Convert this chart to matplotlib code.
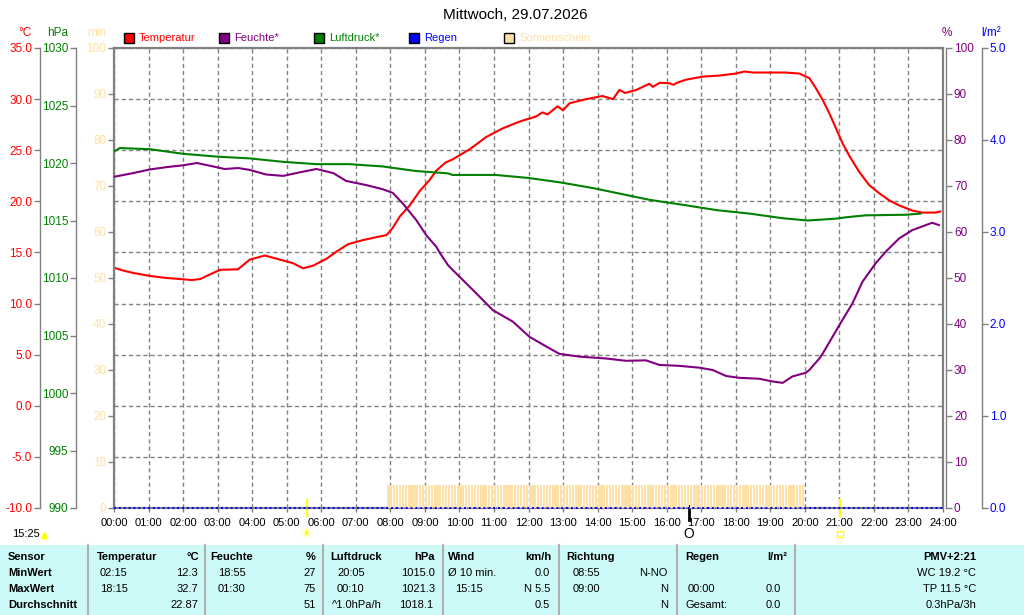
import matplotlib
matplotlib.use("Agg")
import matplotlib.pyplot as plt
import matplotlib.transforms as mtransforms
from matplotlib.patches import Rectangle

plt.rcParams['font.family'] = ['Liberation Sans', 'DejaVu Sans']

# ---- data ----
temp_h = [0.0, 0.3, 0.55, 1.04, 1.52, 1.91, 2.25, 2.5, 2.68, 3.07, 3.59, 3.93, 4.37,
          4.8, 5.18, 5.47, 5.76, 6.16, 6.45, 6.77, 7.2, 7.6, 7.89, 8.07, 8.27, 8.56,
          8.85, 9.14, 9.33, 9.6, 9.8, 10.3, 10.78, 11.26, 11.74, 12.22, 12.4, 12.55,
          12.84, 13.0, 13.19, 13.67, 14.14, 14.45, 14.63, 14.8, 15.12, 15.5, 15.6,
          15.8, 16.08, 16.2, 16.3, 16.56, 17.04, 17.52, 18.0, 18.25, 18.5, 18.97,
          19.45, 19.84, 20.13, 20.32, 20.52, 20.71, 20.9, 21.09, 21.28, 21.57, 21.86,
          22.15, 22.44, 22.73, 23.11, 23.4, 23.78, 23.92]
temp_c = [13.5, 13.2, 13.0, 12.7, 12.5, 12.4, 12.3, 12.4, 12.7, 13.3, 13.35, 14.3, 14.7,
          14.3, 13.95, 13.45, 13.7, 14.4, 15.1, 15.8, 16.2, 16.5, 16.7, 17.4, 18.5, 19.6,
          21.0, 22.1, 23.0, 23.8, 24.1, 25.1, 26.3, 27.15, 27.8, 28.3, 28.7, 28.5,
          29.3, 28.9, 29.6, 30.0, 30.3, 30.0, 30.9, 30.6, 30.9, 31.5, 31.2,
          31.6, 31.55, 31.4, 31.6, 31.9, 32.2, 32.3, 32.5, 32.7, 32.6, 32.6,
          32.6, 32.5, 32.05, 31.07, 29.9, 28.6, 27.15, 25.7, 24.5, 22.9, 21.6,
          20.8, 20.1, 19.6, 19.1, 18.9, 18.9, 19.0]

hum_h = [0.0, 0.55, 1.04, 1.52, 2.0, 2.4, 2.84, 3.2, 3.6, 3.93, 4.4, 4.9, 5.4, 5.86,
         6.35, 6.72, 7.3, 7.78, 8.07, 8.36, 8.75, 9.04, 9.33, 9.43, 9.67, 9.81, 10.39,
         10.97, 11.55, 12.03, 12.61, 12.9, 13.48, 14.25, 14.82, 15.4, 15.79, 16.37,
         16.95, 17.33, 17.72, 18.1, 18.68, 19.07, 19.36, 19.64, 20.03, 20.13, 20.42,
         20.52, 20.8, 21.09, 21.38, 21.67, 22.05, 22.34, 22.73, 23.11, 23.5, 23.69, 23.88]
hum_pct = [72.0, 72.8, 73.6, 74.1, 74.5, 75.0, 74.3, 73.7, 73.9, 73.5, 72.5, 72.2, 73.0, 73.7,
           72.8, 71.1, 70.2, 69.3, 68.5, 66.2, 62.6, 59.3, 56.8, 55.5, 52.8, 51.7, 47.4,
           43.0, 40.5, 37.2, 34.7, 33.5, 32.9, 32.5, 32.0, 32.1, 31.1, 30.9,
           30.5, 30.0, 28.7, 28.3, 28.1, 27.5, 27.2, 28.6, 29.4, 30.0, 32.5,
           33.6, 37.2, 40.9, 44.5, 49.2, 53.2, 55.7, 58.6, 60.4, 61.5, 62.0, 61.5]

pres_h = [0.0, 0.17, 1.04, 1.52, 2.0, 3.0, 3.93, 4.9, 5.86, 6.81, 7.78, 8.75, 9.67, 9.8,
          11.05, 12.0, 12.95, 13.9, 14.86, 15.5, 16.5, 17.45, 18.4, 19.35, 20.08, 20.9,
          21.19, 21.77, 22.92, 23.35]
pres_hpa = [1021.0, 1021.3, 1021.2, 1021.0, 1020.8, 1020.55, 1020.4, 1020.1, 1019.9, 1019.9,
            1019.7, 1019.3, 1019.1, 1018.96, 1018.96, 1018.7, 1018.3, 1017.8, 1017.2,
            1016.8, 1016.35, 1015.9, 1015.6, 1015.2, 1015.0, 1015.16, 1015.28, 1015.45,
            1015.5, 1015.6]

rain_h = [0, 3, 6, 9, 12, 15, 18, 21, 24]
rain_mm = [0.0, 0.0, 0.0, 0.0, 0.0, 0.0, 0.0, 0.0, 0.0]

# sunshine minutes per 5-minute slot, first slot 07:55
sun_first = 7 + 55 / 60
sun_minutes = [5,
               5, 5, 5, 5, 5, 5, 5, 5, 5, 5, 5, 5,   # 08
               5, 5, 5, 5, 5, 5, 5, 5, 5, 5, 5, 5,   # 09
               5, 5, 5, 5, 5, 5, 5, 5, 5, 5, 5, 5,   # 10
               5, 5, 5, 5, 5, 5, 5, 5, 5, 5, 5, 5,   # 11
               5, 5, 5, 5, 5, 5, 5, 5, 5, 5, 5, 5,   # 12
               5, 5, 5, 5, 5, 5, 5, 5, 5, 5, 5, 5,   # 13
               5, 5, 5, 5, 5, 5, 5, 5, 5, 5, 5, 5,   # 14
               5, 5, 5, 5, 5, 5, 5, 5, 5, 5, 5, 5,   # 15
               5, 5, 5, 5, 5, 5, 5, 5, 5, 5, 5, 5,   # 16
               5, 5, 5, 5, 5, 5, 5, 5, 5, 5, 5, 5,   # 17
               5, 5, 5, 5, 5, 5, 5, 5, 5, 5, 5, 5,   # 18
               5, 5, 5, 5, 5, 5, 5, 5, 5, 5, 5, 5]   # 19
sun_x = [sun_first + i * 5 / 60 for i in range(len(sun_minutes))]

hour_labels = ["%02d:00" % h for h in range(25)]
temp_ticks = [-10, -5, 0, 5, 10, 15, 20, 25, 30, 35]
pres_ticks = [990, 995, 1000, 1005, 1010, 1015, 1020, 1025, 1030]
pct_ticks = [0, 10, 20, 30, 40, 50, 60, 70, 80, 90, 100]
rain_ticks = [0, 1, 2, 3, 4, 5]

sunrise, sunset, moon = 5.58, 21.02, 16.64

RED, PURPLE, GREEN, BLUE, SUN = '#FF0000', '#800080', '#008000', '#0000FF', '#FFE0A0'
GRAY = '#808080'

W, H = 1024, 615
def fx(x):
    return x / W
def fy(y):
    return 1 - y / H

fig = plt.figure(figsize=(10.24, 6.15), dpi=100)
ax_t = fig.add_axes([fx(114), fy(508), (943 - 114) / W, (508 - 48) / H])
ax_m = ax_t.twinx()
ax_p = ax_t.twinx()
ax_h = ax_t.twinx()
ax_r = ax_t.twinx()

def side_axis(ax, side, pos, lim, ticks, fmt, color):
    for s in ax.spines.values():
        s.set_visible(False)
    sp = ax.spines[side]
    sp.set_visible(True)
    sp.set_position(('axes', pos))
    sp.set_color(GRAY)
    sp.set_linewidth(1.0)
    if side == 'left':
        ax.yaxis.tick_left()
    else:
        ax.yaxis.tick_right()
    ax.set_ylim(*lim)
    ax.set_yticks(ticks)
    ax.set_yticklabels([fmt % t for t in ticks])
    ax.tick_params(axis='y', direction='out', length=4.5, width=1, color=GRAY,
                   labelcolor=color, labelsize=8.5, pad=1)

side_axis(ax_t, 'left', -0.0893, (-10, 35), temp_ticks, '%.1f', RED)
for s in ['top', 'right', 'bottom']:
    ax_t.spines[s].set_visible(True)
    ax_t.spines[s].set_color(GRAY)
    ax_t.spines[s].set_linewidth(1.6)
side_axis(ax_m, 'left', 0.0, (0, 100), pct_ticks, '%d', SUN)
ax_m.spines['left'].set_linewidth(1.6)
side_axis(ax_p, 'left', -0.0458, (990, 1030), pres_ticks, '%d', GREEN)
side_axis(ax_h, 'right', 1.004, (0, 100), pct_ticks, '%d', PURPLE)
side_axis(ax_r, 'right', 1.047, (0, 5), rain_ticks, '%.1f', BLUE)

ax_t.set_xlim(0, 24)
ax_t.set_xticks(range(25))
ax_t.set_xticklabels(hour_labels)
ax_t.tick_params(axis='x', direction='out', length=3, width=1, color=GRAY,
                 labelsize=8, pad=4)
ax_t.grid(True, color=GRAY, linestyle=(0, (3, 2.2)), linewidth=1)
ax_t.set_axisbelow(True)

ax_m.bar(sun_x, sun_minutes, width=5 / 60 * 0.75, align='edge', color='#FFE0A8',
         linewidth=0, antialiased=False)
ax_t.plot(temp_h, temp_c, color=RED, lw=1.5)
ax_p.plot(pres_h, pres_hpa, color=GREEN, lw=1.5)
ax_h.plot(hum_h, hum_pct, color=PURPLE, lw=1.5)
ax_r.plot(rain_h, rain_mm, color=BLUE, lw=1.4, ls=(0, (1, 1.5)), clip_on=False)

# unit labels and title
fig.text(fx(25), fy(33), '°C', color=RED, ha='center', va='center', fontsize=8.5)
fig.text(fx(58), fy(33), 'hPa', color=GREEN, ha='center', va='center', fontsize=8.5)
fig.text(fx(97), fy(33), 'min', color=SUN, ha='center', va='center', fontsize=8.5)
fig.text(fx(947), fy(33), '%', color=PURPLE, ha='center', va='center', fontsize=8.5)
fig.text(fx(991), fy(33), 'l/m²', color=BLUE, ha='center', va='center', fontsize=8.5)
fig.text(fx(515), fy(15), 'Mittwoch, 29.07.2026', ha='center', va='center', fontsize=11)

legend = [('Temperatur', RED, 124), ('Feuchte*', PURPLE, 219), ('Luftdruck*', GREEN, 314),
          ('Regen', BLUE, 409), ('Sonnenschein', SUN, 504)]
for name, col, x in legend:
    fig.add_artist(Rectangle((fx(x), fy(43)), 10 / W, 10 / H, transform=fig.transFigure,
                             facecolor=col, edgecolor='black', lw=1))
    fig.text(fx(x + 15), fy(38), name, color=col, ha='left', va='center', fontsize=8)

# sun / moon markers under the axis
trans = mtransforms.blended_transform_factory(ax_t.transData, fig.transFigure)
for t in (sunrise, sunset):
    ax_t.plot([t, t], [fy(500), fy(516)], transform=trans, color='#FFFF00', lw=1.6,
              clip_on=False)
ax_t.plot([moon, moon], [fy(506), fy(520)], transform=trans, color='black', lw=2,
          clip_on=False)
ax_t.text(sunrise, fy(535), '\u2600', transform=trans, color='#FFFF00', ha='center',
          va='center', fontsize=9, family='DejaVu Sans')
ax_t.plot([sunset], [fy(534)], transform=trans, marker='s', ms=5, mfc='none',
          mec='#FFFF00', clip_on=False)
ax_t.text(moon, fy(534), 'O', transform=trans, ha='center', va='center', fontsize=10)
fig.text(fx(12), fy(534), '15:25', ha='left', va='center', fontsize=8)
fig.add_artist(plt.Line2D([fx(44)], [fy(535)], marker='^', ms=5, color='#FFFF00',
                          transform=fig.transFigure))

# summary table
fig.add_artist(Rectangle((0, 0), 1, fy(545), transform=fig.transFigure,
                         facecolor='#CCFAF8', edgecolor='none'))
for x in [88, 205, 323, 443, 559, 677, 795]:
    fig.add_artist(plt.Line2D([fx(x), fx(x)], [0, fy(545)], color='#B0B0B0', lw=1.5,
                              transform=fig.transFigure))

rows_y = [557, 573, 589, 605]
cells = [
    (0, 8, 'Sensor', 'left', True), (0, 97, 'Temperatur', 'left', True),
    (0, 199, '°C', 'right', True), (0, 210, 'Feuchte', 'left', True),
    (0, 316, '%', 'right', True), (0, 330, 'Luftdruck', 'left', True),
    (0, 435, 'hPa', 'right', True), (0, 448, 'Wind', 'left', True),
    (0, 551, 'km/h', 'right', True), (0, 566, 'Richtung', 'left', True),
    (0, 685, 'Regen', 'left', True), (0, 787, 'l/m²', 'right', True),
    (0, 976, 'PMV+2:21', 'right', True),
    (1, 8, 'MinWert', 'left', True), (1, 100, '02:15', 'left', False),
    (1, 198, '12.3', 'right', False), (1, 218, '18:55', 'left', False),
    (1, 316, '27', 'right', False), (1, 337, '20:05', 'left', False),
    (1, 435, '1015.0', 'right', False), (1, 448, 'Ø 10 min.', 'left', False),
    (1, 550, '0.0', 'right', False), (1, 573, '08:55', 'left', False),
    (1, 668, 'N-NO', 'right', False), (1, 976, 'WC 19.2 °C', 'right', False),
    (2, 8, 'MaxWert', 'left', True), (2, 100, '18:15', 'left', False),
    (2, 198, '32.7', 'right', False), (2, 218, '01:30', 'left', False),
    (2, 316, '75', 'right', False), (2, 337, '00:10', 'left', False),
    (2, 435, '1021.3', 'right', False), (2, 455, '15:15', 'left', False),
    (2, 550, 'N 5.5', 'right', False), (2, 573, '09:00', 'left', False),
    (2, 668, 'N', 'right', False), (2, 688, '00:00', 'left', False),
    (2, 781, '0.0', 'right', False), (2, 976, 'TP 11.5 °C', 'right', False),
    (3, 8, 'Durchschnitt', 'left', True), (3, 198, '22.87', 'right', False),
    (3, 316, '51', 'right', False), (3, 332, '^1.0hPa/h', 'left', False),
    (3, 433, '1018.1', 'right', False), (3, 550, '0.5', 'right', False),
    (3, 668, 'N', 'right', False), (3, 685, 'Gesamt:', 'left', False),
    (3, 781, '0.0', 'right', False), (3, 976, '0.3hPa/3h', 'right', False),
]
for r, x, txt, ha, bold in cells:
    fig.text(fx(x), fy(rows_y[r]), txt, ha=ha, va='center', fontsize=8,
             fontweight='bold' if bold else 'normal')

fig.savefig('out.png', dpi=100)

• [Stated problem]
Quote, please, every line of the material above from its start through the line that has "plt.rcParams['font.family'] = ['Liberation", reproducing the words exactly and dropping any images.

• [The output]
Convert this chart to matplotlib code.
import matplotlib
matplotlib.use("Agg")
import matplotlib.pyplot as plt
import matplotlib.transforms as mtransforms
from matplotlib.patches import Rectangle

plt.rcParams['font.family'] = ['Liberation Sans', 'DejaVu Sans']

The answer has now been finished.